How DNA from family members helped solve the 'Golden State Killer' case: DA

A prosecutor described the process as "dogged detective work."

April 28, 2018, 10:51 AM

It was a long process to connect the DNA of the unknown "Golden State Killer" to the suspected serial killer and rapist, identified this week as 72-year-old former police officer Joseph DeAngelo.

Here is how the pieces of the puzzle were put together, according to Sacramento County District Attorney Anne Marie Schubert, who described the process to ABC News as "dogged detective work."

The killer, who evaded investigators for decades, is believed to have committed 12 murders, at least 50 rapes and multiple home burglaries throughout California in the 1970s and 1980s. His last known crime was in 1986.

Years later, in the early 2000s, investigators were able to obtain DNA from the unknown killer at one crime scene: the 1980 double murder of Lyman and Charlene Smith. Lyman Smith and his wife were bludgeoned to death in their Ventura County, California, home.

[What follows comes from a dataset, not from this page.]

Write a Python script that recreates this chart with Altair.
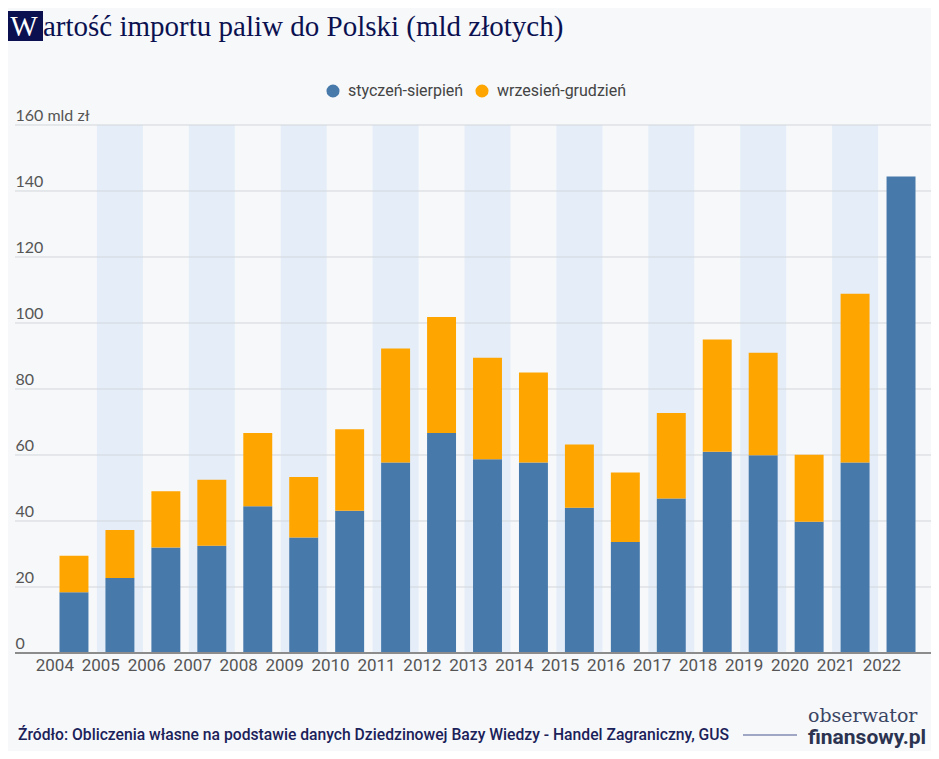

An evidence room from the "Golden State Killer" investigation.
Courtesy FBI

Investigators then started reviewing rape kits -- which contained DNA samples from victims -- in other jurisdictions, Schubert said. The alleged crimes spanned 10 counties.

An undated photo of alleged serial killer Joseph DeAngelo who served in the Navy in the 1960s.
Auburn Journal

One of those counties was Contra Costa, where recently retired investigator Paul Holes led the charge to use a genealogy website to find the killer, said Schubert. Holes spent nearly 25 years on this case, she said.

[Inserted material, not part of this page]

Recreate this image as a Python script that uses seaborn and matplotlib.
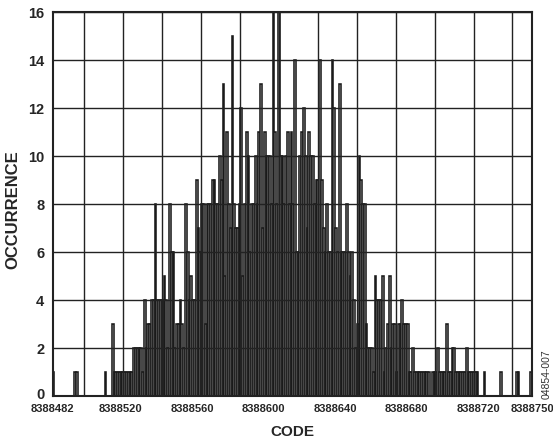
import numpy as np
import pandas as pd
import matplotlib
matplotlib.use("Agg")
import matplotlib.pyplot as plt
import matplotlib.transforms as mtransforms
import seaborn as sns

# histogram of output codes, one count per code starting at first_code
first_code = 8388482
occurrence = [
    1, 0, 0, 0, 0, 0, 0, 0, 0, 0,
    0, 0, 1, 1, 0, 0, 0, 0, 0, 0,
    0, 0, 0, 0, 0, 0, 0, 0, 0, 1,
    0, 0, 0, 3, 1, 1, 1, 1, 1, 1,
    1, 1, 1, 1, 1, 2, 2, 2, 2, 2,
    1, 4, 2, 3, 3, 4, 4, 8, 4, 4,
    4, 4, 5, 4, 2, 8, 6, 6, 2, 3,
    3, 4, 3, 2, 8, 6, 4, 5, 4, 4,
    9, 7, 6, 8, 8, 3, 8, 8, 8, 9,
    9, 8, 8, 10, 9, 13, 5, 11, 8, 7,
    15, 8, 7, 7, 8, 12, 5, 8, 11, 10,
    6, 8, 8, 10, 8, 11, 13, 7, 11, 10,
    10, 10, 8, 16, 11, 8, 16, 10, 10, 8,
    10, 11, 8, 11, 8, 14, 6, 6, 10, 11,
    12, 10, 7, 11, 10, 10, 8, 9, 9, 14,
    9, 7, 6, 8, 6, 6, 14, 12, 7, 6,
    13, 6, 6, 6, 8, 6, 5, 6, 4, 2,
    3, 10, 9, 8, 8, 3, 2, 2, 2, 1,
    5, 4, 4, 4, 5, 1, 2, 3, 5, 2,
    3, 3, 1, 3, 3, 4, 3, 3, 3, 1,
    1, 2, 1, 1, 1, 1, 1, 1, 1, 1,
    1, 0, 1, 1, 1, 2, 1, 1, 1, 1,
    3, 1, 1, 2, 2, 1, 1, 1, 1, 1,
    1, 2, 1, 1, 1, 1, 1, 1, 0, 0,
    0, 1, 0, 0, 0, 0, 0, 0, 0, 0,
    1, 0, 0, 0, 0, 0, 0, 0, 0, 1,
    1, 0, 0, 0, 0, 0, 0, 1, 0,
]
tick_codes = [8388482, 8388520, 8388560, 8388600, 8388640, 8388680, 8388720, 8388750]
y_ticks = [0, 2, 4, 6, 8, 10, 12, 14, 16]

df = pd.DataFrame({"code": np.arange(first_code, first_code + len(occurrence)),
                   "count": occurrence})

sns.set_style("white")
plt.rcParams['font.family'] = ['Liberation Sans', 'DejaVu Sans']

fig = plt.figure(figsize=(5.53, 4.45), dpi=100)
ax = fig.add_axes([0.0953, 0.110, 0.8667, 0.863])

sns.histplot(data=df, x="code", weights="count", binwidth=1,
             binrange=(first_code, first_code + len(occurrence)),
             color="white", edgecolor="#1a1a1a", linewidth=1.15, alpha=1, ax=ax)

ax.set_xlim(first_code, 8388750)
ax.set_ylim(0, 16)
ax.set_xticks(tick_codes)
ax.set_xticklabels([str(t) for t in tick_codes], fontsize=8, fontweight="bold")
ax.set_yticks(y_ticks)
ax.set_yticklabels([str(t) for t in y_ticks], fontsize=10.5, fontweight="bold")
# vertical grid does not follow the labels in the original
ax.set_xticks(np.arange(8388499.7, 8388745, 21.76), minor=True)
ax.tick_params(axis="both", which="both", length=0)
ax.tick_params(axis="x", pad=6)
ax.tick_params(axis="y", pad=6)
ax.grid(False)
ax.grid(True, axis="x", which="minor", color="#222222", linewidth=1.0)
ax.grid(True, axis="y", which="major", color="#222222", linewidth=1.0)
ax.set_axisbelow(False)
for s in ax.spines.values():
    s.set_visible(True)
    s.set_color("#222222")
    s.set_linewidth(1.5)

# lift the "0" a little so it clears the first code label
zero_lbl = ax.get_yticklabels()[0]
zero_lbl.set_transform(zero_lbl.get_transform() +
                       mtransforms.ScaledTranslation(0, 2 / 72, fig.dpi_scale_trans))

ax.set_xlabel("CODE", fontsize=11, fontweight="bold")
ax.set_ylabel("OCCURRENCE", fontsize=12, fontweight="bold")
ax.xaxis.set_label_coords(0.5, -0.075)
ax.yaxis.set_label_coords(-0.068, 0.485)

fig.text(0.988, 0.16, "04854-007", rotation=90, fontsize=7.5, ha="center", va="center",
         color="#333333")

fig.savefig("out.png", dpi=100)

A few months ago, investigators plugged the mystery killer's DNA into a genealogy database.

Suspected "Golden State Killer," Joseph James DeAngelo is the police officer on the right in a photo from 1979.
Auburn Journal
This undated photo released by the FBI shows part of "East Area Rapist" Crime reports at the Sheriff's department evidence room in Sacramento, Calif.
FBI via AP

Based on the pool of people on the genealogy website, investigators were then able to build a family tree of the unknown killer’s relatives. They say they narrowed the search based on age, location and other characteristics, eventually leading them to DeAngelo.

Authorities surveilled DeAngelo and collected his discarded DNA. About six days before DeAngelo's arrest, investigators plugged his discarded DNA back into the genealogy database and found a match, linking DeAngelo's DNA to the DNA gathered at multiple crime scenes, she said.

Joseph James Deangelo, known as "The Golden State Killer," is seen in this police booking photo, April 25, 2018, after being apprehended.
Sacramento Police Department

"We found the needle in the haystack," Schubert said at a news conference Wednesday.

DeAngelo was taken into custody on Tuesday at his home in Sacramento County, the same county where his alleged 10-year crime spree began.

He appeared in court Friday and did not enter a plea. He returns to court May 14.